Eco-estates are a new thing now, a rebrand­ing of the vil­lage cul­ture for the over-clut­tered 21st Century middle-class. One of their fun­da­men­tal prin­ci­ples deals with pop­u­la­tion den­sity: they aim for an aver­age max­i­mum of five people per hectare. That’s more per­sonal space than I think I need, but it’s an inter­est­ing con­cept. As humans we are aware of how we are per­ceived by others; this influ­ences our appear­ance, our opin­ions, our actions. It just takes a little more con­sid­er­a­tion to begin to con­sider if we are also broad­cast­ing per­cep­tions which aren’t really part of us; our loud­ness, our brash­ness, our this-is-what-I-am-ness. Because what you are is what you are. What people see is what you put in their space.

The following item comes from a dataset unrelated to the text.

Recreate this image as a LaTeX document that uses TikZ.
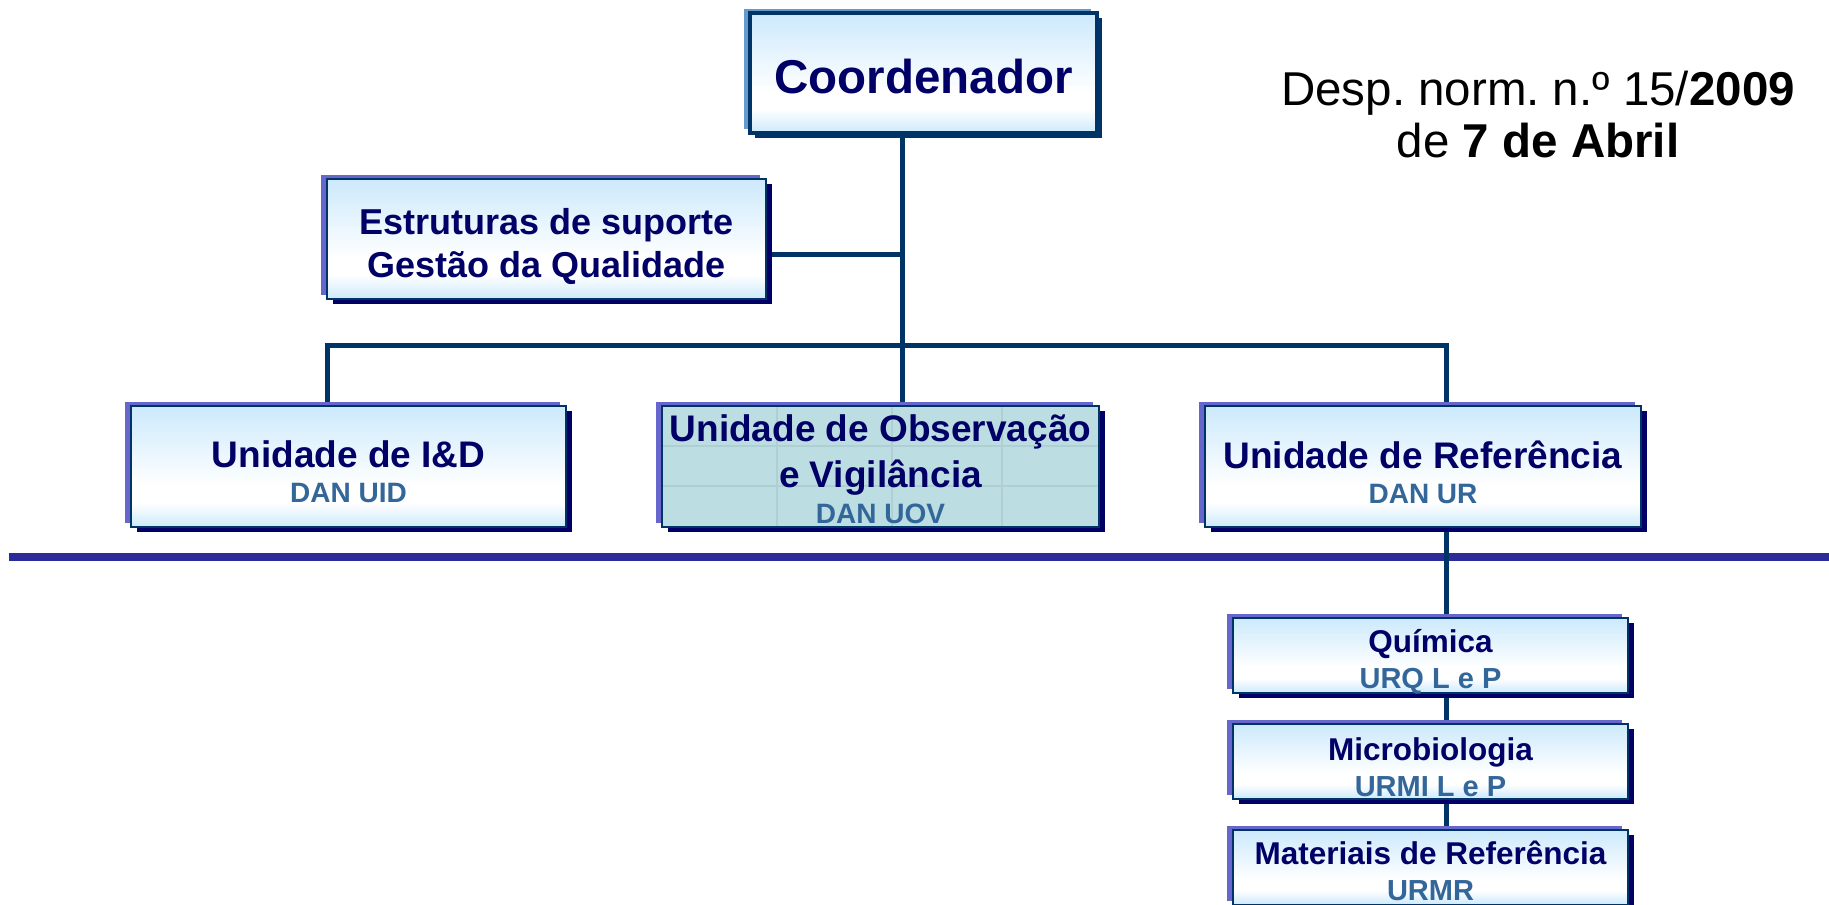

I have to think about this stuff because I mis­trust my abil­ity to judge social cues; I can’t rely on organic feed­back to adjust on the fly. That means I have to work to achieve a stan­dard pro­jec­tion of myself that doesn’t dis­turb the major­ity. It’s hard work for me. I’m a loud and con­trary person; I like to plead that this is because I’m the last kid in a big family. But it is enjoy­able work. It’s nice to get your space to your­self, know­ing – or believ­ing, which may be all we get – that every­thing is tucked neatly within it. It is the sat­is­fac­tion of spring clean­ing, spread all over your life.

There are exam­ples we can look to. The earthy colours of our tra­di­tional clothes aren’t entirely cir­cum­stan­tial; in a way, rural life teaches you to be unob­tru­sive, to be in har­mony with nature. Then we have Oriental cul­tures, where most overt ges­tures are assumed to be con­scious and mean­ing­ful. They say almost all busi­ness­men in Japan wear dark-blue suits. Some fash­ion mag­a­zine claims, some cen­turies back, one English lord made the happy dis­cov­ery that this colour is often darker than black. Already this hap­pens in most urban cul­tures, till the tie and socks may be a male worker’s only chance for colour­ful self-expres­sion. But why do we need colours to speak for us?